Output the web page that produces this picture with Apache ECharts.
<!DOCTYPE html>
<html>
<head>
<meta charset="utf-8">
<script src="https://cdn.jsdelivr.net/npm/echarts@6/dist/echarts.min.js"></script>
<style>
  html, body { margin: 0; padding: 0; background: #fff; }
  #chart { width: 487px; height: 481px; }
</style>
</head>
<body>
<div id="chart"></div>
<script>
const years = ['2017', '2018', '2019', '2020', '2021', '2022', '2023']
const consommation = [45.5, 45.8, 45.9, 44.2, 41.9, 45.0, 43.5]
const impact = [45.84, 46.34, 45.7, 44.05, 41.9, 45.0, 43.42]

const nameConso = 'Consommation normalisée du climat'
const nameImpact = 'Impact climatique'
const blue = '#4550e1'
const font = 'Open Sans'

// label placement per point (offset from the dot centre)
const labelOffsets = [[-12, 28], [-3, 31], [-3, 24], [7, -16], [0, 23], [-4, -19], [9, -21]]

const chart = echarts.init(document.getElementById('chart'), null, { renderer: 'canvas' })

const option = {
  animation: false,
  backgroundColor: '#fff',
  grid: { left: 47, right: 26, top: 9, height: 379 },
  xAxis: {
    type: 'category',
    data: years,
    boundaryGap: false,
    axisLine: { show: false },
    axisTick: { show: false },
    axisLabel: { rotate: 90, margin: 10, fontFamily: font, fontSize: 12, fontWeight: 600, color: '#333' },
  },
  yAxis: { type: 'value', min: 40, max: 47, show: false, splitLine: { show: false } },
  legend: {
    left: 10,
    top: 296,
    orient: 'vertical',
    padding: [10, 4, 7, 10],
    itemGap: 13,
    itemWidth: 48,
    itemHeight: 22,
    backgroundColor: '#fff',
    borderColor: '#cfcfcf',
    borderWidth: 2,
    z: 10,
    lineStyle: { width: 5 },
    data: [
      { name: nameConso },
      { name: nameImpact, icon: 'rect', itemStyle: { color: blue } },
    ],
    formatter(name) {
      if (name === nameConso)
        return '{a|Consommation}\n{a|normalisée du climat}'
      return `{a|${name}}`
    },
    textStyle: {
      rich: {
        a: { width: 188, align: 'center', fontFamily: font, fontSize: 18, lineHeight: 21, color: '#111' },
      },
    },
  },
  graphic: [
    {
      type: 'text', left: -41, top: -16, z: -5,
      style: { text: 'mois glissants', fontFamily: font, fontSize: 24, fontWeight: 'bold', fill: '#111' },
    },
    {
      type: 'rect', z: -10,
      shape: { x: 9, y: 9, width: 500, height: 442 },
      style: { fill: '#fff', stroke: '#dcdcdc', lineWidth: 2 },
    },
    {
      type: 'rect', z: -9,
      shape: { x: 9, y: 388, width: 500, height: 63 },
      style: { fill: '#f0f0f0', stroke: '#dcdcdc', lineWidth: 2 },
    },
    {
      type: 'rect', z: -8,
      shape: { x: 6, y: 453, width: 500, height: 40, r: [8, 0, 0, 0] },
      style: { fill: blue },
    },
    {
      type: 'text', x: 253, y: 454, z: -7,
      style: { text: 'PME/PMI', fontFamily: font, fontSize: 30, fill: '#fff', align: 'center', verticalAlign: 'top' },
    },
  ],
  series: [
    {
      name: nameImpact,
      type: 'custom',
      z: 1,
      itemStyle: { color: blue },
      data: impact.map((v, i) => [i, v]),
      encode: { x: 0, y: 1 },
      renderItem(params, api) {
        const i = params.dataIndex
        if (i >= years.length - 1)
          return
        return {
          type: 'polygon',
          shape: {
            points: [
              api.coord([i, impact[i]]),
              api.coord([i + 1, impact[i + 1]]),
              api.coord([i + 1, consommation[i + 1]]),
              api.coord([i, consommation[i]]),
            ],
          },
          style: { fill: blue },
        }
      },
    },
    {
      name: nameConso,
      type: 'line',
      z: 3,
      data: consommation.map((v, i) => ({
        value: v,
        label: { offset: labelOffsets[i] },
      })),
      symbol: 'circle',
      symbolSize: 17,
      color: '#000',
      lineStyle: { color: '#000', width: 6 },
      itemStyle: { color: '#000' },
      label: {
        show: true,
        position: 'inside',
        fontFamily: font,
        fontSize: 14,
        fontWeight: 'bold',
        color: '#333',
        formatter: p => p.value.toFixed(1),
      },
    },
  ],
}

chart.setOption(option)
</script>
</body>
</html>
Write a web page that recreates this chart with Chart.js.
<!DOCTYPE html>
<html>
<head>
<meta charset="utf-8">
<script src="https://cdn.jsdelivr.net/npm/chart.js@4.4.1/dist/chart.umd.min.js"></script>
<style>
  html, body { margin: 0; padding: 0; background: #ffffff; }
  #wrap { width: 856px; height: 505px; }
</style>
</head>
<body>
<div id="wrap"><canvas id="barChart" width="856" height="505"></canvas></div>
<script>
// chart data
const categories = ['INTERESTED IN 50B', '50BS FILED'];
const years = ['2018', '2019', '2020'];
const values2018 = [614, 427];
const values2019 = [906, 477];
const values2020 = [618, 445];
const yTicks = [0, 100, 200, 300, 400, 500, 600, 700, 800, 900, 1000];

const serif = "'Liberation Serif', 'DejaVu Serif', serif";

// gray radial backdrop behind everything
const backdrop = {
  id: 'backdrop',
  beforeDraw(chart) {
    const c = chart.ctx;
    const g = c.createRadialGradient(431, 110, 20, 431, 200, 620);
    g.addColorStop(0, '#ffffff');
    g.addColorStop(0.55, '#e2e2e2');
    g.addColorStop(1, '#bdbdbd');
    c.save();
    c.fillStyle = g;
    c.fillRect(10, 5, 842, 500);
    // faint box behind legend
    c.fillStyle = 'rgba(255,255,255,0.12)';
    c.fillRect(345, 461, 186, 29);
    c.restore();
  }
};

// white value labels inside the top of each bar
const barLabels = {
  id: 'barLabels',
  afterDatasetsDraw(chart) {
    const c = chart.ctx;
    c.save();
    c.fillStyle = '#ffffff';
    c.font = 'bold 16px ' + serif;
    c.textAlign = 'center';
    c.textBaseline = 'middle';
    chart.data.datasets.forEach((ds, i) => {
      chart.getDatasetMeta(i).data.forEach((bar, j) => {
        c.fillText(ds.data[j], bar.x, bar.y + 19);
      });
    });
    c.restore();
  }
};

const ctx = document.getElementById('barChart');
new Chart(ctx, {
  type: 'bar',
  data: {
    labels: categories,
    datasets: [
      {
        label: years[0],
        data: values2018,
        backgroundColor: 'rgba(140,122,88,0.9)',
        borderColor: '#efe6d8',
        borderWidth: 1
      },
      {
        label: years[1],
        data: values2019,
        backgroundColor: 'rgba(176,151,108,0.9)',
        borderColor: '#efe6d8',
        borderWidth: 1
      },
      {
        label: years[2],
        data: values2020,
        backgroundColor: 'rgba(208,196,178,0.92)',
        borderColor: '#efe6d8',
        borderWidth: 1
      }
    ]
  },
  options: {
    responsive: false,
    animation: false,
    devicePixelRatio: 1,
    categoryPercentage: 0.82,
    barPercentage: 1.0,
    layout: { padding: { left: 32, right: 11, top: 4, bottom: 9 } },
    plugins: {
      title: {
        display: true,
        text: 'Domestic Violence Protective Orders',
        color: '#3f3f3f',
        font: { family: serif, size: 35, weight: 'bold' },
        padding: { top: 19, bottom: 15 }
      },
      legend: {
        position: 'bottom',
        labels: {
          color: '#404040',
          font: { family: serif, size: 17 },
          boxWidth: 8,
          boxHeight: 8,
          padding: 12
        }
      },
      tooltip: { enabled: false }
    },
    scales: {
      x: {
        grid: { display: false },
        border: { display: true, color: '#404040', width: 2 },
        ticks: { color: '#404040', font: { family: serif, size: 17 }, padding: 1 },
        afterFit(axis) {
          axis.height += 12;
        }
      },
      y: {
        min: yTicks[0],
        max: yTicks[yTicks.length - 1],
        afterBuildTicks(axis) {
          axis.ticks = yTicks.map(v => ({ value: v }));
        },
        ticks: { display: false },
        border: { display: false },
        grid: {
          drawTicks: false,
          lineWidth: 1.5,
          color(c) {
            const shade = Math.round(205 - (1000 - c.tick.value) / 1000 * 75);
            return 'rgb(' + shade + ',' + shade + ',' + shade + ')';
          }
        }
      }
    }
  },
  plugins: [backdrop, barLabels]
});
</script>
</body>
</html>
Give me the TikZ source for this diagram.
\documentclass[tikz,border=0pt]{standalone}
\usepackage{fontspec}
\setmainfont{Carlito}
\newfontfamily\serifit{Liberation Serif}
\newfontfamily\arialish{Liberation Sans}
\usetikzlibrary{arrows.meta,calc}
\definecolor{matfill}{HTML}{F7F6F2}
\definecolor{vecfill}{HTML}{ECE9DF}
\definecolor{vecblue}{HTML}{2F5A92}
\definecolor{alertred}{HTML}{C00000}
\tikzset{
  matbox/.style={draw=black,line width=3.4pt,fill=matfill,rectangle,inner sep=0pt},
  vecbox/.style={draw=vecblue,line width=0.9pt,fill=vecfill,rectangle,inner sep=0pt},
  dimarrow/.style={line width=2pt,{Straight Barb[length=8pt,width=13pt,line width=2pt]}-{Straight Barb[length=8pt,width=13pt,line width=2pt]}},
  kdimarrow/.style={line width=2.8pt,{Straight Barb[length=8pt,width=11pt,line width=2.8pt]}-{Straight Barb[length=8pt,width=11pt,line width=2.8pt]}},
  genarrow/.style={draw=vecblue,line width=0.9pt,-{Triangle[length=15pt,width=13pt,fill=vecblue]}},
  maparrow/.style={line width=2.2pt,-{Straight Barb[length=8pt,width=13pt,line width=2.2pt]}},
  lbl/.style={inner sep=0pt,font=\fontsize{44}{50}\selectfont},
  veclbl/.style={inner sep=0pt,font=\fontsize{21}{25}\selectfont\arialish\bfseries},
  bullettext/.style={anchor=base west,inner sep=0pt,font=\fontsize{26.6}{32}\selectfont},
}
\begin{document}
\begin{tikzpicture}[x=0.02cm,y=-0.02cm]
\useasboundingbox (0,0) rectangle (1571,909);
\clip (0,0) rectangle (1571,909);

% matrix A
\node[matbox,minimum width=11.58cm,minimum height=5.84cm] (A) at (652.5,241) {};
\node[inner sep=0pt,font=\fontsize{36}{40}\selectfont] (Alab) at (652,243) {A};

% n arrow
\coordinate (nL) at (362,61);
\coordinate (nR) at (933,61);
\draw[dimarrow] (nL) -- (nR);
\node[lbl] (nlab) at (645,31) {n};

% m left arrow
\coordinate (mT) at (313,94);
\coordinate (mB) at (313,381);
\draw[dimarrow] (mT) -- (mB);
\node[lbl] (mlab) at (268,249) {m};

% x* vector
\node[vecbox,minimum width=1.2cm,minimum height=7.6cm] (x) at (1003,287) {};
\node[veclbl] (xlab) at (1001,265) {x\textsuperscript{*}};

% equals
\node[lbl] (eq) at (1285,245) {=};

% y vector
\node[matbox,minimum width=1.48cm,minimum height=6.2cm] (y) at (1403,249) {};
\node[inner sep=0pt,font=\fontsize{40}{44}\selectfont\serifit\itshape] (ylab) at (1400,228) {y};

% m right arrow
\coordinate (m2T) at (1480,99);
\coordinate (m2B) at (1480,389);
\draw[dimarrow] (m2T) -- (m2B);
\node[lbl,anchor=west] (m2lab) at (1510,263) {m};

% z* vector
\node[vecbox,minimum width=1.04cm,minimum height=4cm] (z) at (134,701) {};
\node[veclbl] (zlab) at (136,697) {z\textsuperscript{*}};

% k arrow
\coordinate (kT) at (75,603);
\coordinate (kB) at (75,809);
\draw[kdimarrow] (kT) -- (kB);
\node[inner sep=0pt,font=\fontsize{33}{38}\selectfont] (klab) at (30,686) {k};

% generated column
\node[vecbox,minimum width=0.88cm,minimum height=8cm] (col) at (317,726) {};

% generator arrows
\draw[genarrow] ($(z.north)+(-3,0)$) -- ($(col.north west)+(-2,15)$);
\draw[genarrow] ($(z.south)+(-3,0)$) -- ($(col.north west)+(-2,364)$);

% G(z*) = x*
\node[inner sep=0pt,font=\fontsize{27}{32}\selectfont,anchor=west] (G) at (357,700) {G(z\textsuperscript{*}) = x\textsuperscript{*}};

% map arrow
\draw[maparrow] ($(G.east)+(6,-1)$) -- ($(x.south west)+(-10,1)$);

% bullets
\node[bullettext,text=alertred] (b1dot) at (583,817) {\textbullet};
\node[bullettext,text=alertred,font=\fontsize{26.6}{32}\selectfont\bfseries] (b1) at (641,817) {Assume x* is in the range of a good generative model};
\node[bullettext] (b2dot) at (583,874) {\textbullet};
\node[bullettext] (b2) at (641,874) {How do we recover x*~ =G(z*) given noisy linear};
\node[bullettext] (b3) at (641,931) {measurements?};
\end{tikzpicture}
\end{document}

*****

* [THE EXERCISE] Take every line containing the word "that" and copy it.

* [FULL SOLUTION]
Output the web page that produces this picture with Apache ECharts.
Write a web page that recreates this chart with Chart.js.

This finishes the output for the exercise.